The late O'Brien was a poet and journalist, as well as the subject of the Academy Award winning documentary Breathing Lessons. And in the late '80s he hired a sex therapist to help him get over the hump of no humping, his personal annoyance with being the Last American Virgin (he was a bit too early, sadly, for the inspiration of the Murderball guys and their headstrong, by-any-means-necessary brand of sexual gratification). Played by Helen Hunt -- whose surfer-mom body is on full, bold display, refusing the distracting trend of no-nudity clauses in contracts -- sex surrogate Cheryl is warm, professional, forthright and kind but has the sort of therapy-only boundaries a person in her line of work would have to possess to keep her head on straight. And together they do "it." A lot.
In fact, their sex appointments take up most of the film's running time (if you don't know what "reverse cowgirl" is, you will when it's over) and writer-director Ben Lewin has chosen the wise path of presenting all of it matter of factly and without prurience. In fact, it's so professionally handled that at times their "sessions" feel more like an especially naked round of occupational therapy rather than something that might generate heat between two active bodies, even when Hunt is straddling Hawkes's face.
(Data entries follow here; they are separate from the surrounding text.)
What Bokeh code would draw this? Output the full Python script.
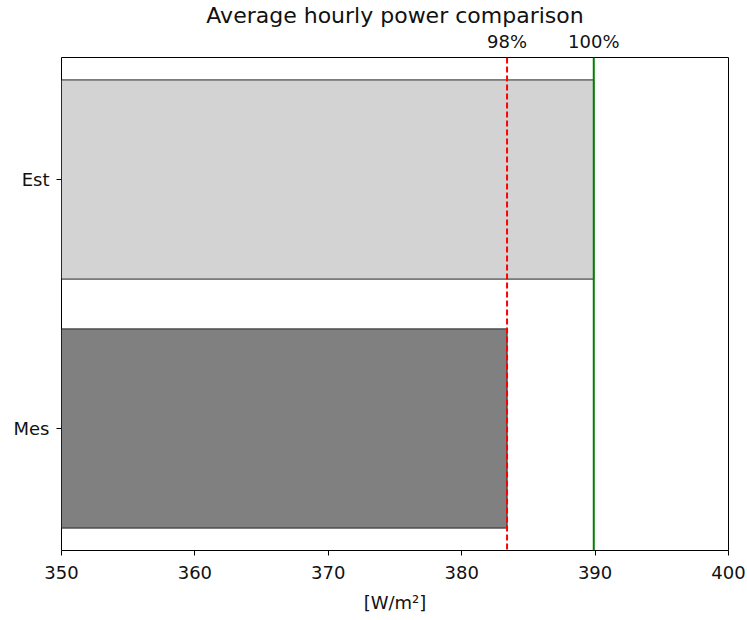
from bokeh.plotting import figure
from bokeh.models import LinearAxis, FixedTicker, Range1d, Span, ColumnDataSource
from bokeh.embed import file_html
from bokeh.resources import INLINE

categories = ["Mes", "Est"]
values = [383.4, 389.9]
colors = ["#808080", "#d3d3d3"]
ref_labels = ["98%", "100%"]
ref_values = [values[0], values[1]]
title_text = "Average hourly power comparison"

FONT = "DejaVu Sans"

ypos = list(range(len(categories)))
src = ColumnDataSource(dict(y=ypos, right=values, color=colors))

p = figure(width=747, height=620, output_backend="svg", toolbar_location=None,
           x_range=Range1d(350, 400), y_range=Range1d(-0.49, 1.49),
           min_border_left=61, min_border_right=19, min_border_top=55, min_border_bottom=70,
           title=title_text)
p.title.align = "center"
p.title.text_font = FONT
p.title.text_font_size = "22px"
p.title.text_font_style = "normal"
p.title.text_color = "#111111"
p.title.standoff = 0
p.title.offset = 0

p.hbar(y="y", left=350, right="right", height=0.8, fill_color="color",
       line_color="#222222", line_width=1, source=src)

p.add_layout(Span(location=ref_values[0], dimension="height", line_color="#ff0000",
                  line_width=2, line_dash="6 3"))
p.add_layout(Span(location=ref_values[1], dimension="height", line_color="#008000",
                  line_width=2))

p.grid.visible = False
p.outline_line_color = "black"
p.outline_line_width = 1

p.xaxis.ticker = FixedTicker(ticks=[350, 360, 370, 380, 390, 400])
p.yaxis.ticker = FixedTicker(ticks=ypos)
p.yaxis.major_label_overrides = {i: c for i, c in enumerate(categories)}
p.xaxis.axis_label = "[W/m²]"
for ax in (p.xaxis[0], p.yaxis[0]):
    ax.axis_line_color = None
    ax.major_tick_in = 0
    ax.major_tick_out = 5
    ax.minor_tick_line_color = None
    ax.major_label_text_font = FONT
    ax.major_label_text_font_size = "18px"
    ax.major_label_text_color = "#111111"
p.yaxis.major_label_standoff = 7
p.xaxis.major_label_standoff = 10
p.xaxis.axis_label_text_font = FONT
p.xaxis.axis_label_text_font_size = "18px"
p.xaxis.axis_label_text_font_style = "normal"
p.xaxis.axis_label_text_color = "#111111"
p.xaxis.axis_label_standoff = 10

top = LinearAxis(ticker=FixedTicker(ticks=ref_values))
top.major_label_overrides = {ref_values[i]: ref_labels[i] for i in range(2)}
top.axis_line_color = None
top.major_tick_line_color = None
top.major_tick_out = 0
top.major_tick_in = 0
top.minor_tick_line_color = None
top.minor_tick_out = 0
top.major_label_text_font = FONT
top.major_label_text_font_size = "18px"
top.major_label_text_color = "#111111"
top.major_label_standoff = 6
p.add_layout(top, "above")

open("out.html", "w").write(file_html(p, INLINE))
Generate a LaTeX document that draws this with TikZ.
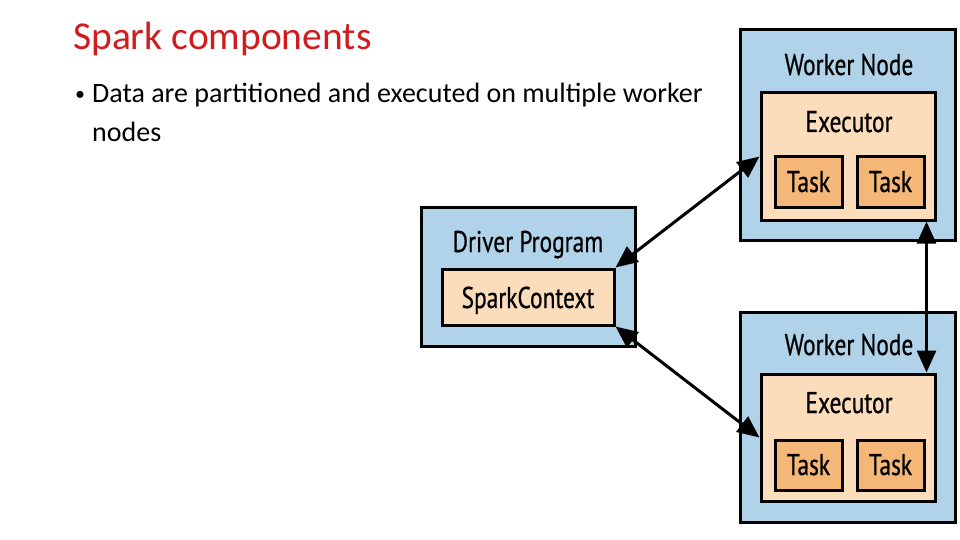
\documentclass[tikz,border=0pt]{standalone}
\usepackage{fontspec}
\setmainfont{Carlito}
\newfontfamily\diagfont[FakeStretch=0.78,FakeBold=0.6]{PT Sans}
\usetikzlibrary{shadows,arrows.meta,calc}
\definecolor{boxblue}{HTML}{B0D3EA}
\definecolor{peach}{HTML}{FCDDBB}
\definecolor{taskor}{HTML}{F5B778}
\definecolor{titlered}{HTML}{D01C1F}
\tikzset{
  outerbox/.style={draw=black, line width=3pt, fill=boxblue, rectangle, inner sep=0pt,
    drop shadow={shadow xshift=2pt, shadow yshift=-2pt, opacity=0.35, fill=black}},
  innerbox/.style={draw=black, line width=3pt, fill=peach, rectangle, inner sep=0pt},
  taskbox/.style={draw=black, line width=3pt, fill=taskor, rectangle, inner sep=0pt,
    minimum width=67pt, minimum height=50pt},
  lbl/.style={font=\diagfont\fontsize{30}{32}\selectfont, inner sep=0pt, anchor=base},
  conn/.style={line width=3pt, {Triangle[length=22pt,width=19pt]}-{Triangle[length=22pt,width=19pt]}}
}
\begin{document}
\begin{tikzpicture}[x=1pt,y=-1pt]
\useasboundingbox[fill=white] (0,0) rectangle (960,540);
% text
\node[anchor=base west, inner sep=0pt, text=titlered, font=\fontsize{39.5}{44}\selectfont] (title) at (73,50) {Spark components};
\node[anchor=base west, inner sep=0pt, font=\fontsize{28}{32}\selectfont] (b1) at (75,103) {\makebox[17pt][l]{\fontsize{20}{20}\selectfont\raisebox{2pt}{\textbullet}}Data are partitioned and executed on multiple worker};
\node[anchor=base west, inner sep=0pt, font=\fontsize{28}{32}\selectfont] (b2) at (92,142) {nodes};
% driver
\node[outerbox, minimum width=214pt, minimum height=139pt] (drv) at (528,276.5) {};
\node[lbl] (drvl) at (528,252) {Driver Program};
\node[innerbox, minimum width=172pt, minimum height=56pt] (sc) at (528,297) {};
\node[lbl] (scl) at (528,308) {SparkContext};
% worker 1
\node[outerbox, minimum width=215pt, minimum height=210pt] (w1) at (847.5,135) {};
\node[lbl] (w1l) at (849,75) {Worker Node};
\node[innerbox, minimum width=174pt, minimum height=127pt] (ex1) at (848,156.5) {};
\node[lbl] (ex1l) at (849,132) {Executor};
\node[taskbox] (t11) at (808.5,182) {};
\node[lbl] (t11l) at (808.5,192) {Task};
\node[taskbox] (t12) at (890.5,182) {};
\node[lbl] (t12l) at (890.5,192) {Task};
% worker 2
\node[outerbox, minimum width=215pt, minimum height=210pt] (w2) at (847.5,417) {};
\node[lbl] (w2l) at (849,355) {Worker Node};
\node[innerbox, minimum width=174pt, minimum height=127pt] (ex2) at (848,437.5) {};
\node[lbl] (ex2l) at (849,413) {Executor};
\node[taskbox] (t21) at (808.5,465) {};
\node[lbl] (t21l) at (808.5,475) {Task};
\node[taskbox] (t22) at (890.5,465) {};
\node[lbl] (t22l) at (890.5,475) {Task};
% connectors
\draw[conn] (sc.north east) -- (ex1.west);
\draw[conn] (sc.south east) -- (ex2.west);
\draw[conn] ($(ex1.south east)+(-10,0)$) -- ($(ex2.north east)+(-10,0)$);
\end{tikzpicture}
\end{document}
Emotional ties develop, and that's against the rules, but you'd probably fall for O'Brien yourself. Played respectfully and stripped of awards-grab histrionics by Hawkes, he writes poetry to Cheryl, he delivers intelligently funny play-by-play to his priest ("My penis speaks to me, Father") and he's sympathetically nervous when it finally comes down to crossing the intercourse line in the sand. You will root for him to fornicate successfully and when he accomplishes the task, you'll exhale with him, proud of his timid, apologetic orgasm.
But the best news here is that the film never stoops to fake, pushy heartwarmth. And it could have. Easily. It's almost movie law when the main character is disabled, a way to make the audience feel better about their deepest "better him than me" feelings and to push a clear-cut capability agenda, the other movie law that assures us all that people with challenged bodies can do anything if they screw up all their courage and pluck and set their mind to it. Those tired, pandering ideas are abandoned in favor of calm, measured truth and a detachment from gooey feelings. Of course, that means a sort of dryness prevails instead. So if, in the end, it comes off a little too much like a clinical, studious TV movie, blame the restraint, not the subject matter, and forgive it for needing that little extra dose of horniness.